P1-010 — tunnel desync recovery
Four commits, four layers of the fix:
1. Salvage replay (7f76e75)
Per-peer plaintext ring buffer in peerCrypto.salvage. Every
encrypted send copies the plaintext into the buffer. When
handleAuthKeyExchange (or unauth handleKeyExchange) installs a
fresh peerCrypto because the peer's pubkey changed, we re-encrypt
the recent plaintexts with the new key and re-send via writeFrame.
Recovers fire-and-forget RPCs that were sent under stale crypto
during the rekey window.
Webhook event: tunnel.desync_salvage with replay count.
2. Rekey retransmit loop (a126a26)
Per-peer pendingRekey state set on sendKeyExchangeToNode, cleared
on first successful inbound decrypt. New goroutine
rekeyRetransmitLoop retransmits stale entries every 4 s, capped at
5 retries. Closes the case where our key_exchange or peer's reply was
dropped on the wire — without this, the next chance to recover was
the 5-min RelayProbeInterval.
Webhook event: tunnel.rekey_gave_up if a peer hits the retransmit
cap (real reachability problem worth investigating).
3. Cap salvage at 4 entries (5de736f)
Original cap of 32 caused a replay-storm on rekey: the dataexchange
retransmit layer's churn filled the buffer, and on rekey all 32
frames went out in a tight loop. The receiver's freshly-installed
peerCrypto had maxRecvNonce = 0; out-of-order arrival of nonces
1..32 tripped the replay-window check. 4 covers the realistic shape
(task submit + send-results + a couple of dataexchange retries)
without overwhelming the receiver. Memory drops from ~48 KiB / peer
to ~6 KiB; ~6 MiB worst-case fleet-wide at maxCryptoPeers = 1024.
4. Preserve nonce/replay state across duplicate key_exchange (d4d5f42)
The latent companion bug: handleAuthKeyExchange and
handleKeyExchange used to unconditionally replace tm.crypto[N]
with a freshly-derived peerCrypto, even when the peer's pubkey was
unchanged. Same shared secret, but reset nonce counter and empty
replay bitmap. Subsequent encrypted sends used counter 1, 2, 3...

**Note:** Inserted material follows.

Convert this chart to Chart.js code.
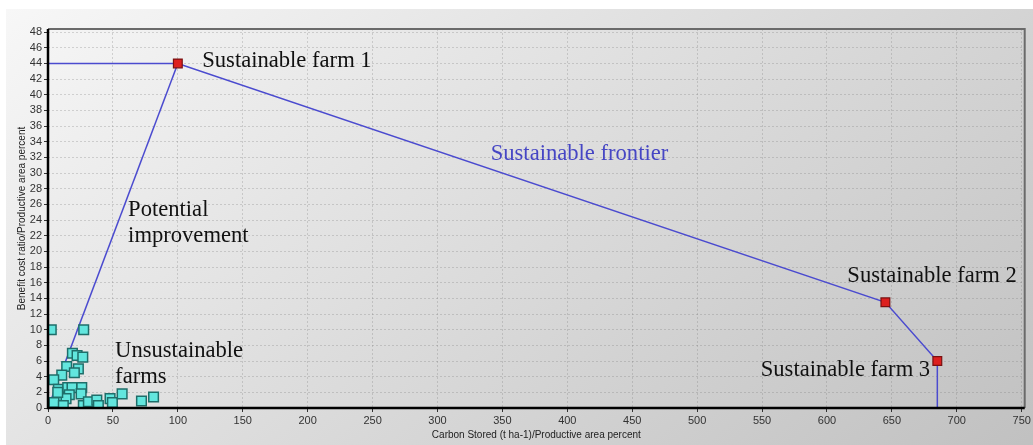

while peer's pc[us] had a high maxRecvNonce from before, so
peer dropped them as "outside replay window."
Fix: replace only when there's no existing entry OR the pubkey
actually changed. Pinned by
TestHandleKeyExchangeDuplicatePreservesCryptoState.
(This same fix was attempted earlier in the session and reverted —
it was incompatible with the 32-entry salvage cap. After the cap
reduction in 5de736f, the preservation fix is safe.)
Tests added
pkg/daemon/tunnel_desync_salvage_test.go— 7 unit tests for the
ring buffer (size + age bounds, copy-not-reference, nil-safety).pkg/daemon/tunnel_rekey_retransmit_test.go— 9 unit tests for the
retransmit state machine (mark, clear, stale, give-up cap).pkg/daemon/tunnel_dup_keyexchange_test.go— 2 unit tests pinning
duplicate-preservation and real-rekey-replacement.tests/integration/local/test_tunnel_desync_recovery.sh— black-box
test: establish tunnel, restart receiver, submit task immediately,
assert it lands within 30 s.
Verified
| Test | Result |
|---|---|
go vet ./... |
clean |
go test -parallel 4 ./pkg/... ./tests/ |
all 10 packages pass |
test_tunnel_desync_recovery |
7/0 |
test_midrekey_send_file |
5/0 (was 4/1, P1-009 repro) |
test_midrekey_send_message |
6/0 (was 5/1, P1-009 repro) |
test_midrekey_task_results |
6/0 (was 4/2, P1-009 repro) |
test_midrekey_task_submit |
5/0 (was 3/2, P1-009 repro) |
test_peer_restarted_send_file |
4/0 (was 3/1) |
test_peer_restarted_send_message |
5/0 (was 3/2) |
test_sender_clean_restart_midflight |
6/0 |
test_chaos_packet_loss |
9/0 |
test_force_relay_task |
4/0 |
Full integration suite (btjsk44z8, -j 8) |
225/232 — best of cycle |
Other (pre-RC2 but post-RC1) work folded in
b4237e3+71e5f56— 30 open-data network blueprints (academic,
geo, health, news, finance, etc.). Already deployed to production
registry as IDs 44–73. Open-join, default-allow, full inter-agent
communication.e7d9efb— untracked runtime artifacts that should never have been
committed (test logs, results); added matching.gitignorerules.aa0cb6a,08b3a34,c843c4a,22092c3— website / blog content,
no protocol impact.
Backwards compatibility
Wire-compatible with v1.8.0 and v1.9.0-rc1 daemons. No new packet
types, no new fields, no version negotiation. Mixed deployments are
safe. The retransmit loop and salvage replay are visible to peers as
ordinary key_exchange / encrypted frames respectively.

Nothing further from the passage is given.